SONHO DE POETA

Buscar o sono até que a vontade passe e acordar com a lembrança

de ter se escondido de uma mentira, eis ai um privilégio de um ser errante, que se aprofunda demais no amor que só tem ouvidos,

porque amar os outros é inerente, pelos outros, é forma poética

de um sofrimento inexistente. A construção sincera de uma poesia

é absolutamente algo de encanto, nascido na alma que vaga na preguiça, uma preguiça construtiva, como a do homem que

trabalha apenas na solidão do seu pensamento.
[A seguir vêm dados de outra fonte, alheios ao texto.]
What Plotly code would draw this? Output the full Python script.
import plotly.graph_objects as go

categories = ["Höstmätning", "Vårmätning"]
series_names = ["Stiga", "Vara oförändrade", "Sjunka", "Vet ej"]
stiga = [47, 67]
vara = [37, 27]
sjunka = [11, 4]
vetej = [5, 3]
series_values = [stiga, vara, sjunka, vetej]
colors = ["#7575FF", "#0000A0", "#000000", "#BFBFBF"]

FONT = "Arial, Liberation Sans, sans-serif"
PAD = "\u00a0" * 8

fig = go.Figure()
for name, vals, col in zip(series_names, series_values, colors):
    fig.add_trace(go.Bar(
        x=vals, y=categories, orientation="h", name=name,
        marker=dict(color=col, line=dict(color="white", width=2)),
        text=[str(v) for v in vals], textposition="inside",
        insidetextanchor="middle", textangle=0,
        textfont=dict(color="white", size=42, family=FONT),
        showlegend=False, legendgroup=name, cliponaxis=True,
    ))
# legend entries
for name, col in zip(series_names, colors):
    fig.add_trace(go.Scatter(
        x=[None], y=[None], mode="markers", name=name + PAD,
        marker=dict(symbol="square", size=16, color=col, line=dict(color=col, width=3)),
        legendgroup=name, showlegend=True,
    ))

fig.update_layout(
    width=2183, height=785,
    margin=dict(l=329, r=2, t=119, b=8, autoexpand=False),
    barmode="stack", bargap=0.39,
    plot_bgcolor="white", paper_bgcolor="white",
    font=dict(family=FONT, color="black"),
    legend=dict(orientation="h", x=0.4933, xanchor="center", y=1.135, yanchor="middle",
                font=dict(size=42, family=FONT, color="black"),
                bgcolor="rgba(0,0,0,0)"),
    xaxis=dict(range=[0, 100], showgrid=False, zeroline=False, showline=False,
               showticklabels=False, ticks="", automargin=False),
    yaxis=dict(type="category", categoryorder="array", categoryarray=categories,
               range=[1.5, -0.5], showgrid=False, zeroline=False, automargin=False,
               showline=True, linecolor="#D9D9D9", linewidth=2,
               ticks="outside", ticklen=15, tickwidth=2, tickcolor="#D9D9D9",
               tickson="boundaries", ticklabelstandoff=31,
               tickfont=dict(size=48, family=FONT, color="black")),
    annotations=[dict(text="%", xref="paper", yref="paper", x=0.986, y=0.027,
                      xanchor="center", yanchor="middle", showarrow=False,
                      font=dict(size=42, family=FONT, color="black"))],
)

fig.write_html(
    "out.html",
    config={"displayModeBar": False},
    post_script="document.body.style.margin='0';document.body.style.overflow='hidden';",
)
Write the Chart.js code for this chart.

Aceitar ser

escravo de sua própria sensibilidade, envolve por vezes a dúvida,

ser fiel a personagem na trama que herdou em um mundo egoísta,

mas, se tal condição não lhe traz a perfeição desejada, a

comprovar as freqüentes mentiras escancaradamente expostas

em alguns versos, mostra por outro lado um sentimento de amor indiscutível no desenrolar de uma emoção no exato instante em

que acontece. É bom se deitar na rede sentindo a brisa fresca

no rosto e imaginar o sonho de uma vida no vôo de uma gaivota solitária. Recriar sua própria existência no paralelo imaginário de

uma bela criança dormindo e o choro convulsivo do sentimento de perda, a tal preguiça anteriormente dita. Não existe uma condição

pré-estabelecida para viver poesia, somente sentir e encontrar

vida na mais desapercebida das criaturas. É muito difícil não parecer presunçoso diante dessa exposição, porém prefiro dizer que é

apenas a constatação empírica do amor de quem escreve sem a

menor necessidade de demonstrar talento ou superioridade.

Não admira serem inacreditavelmente simples os mais belos poemas. Dito isso, abraço minha preguiça e sonho ser poeta, de resto

prefiro o silêncio a uma discussão sem sentido, pois seja qual for a idéia, passa necessariamente pelo amor a vida.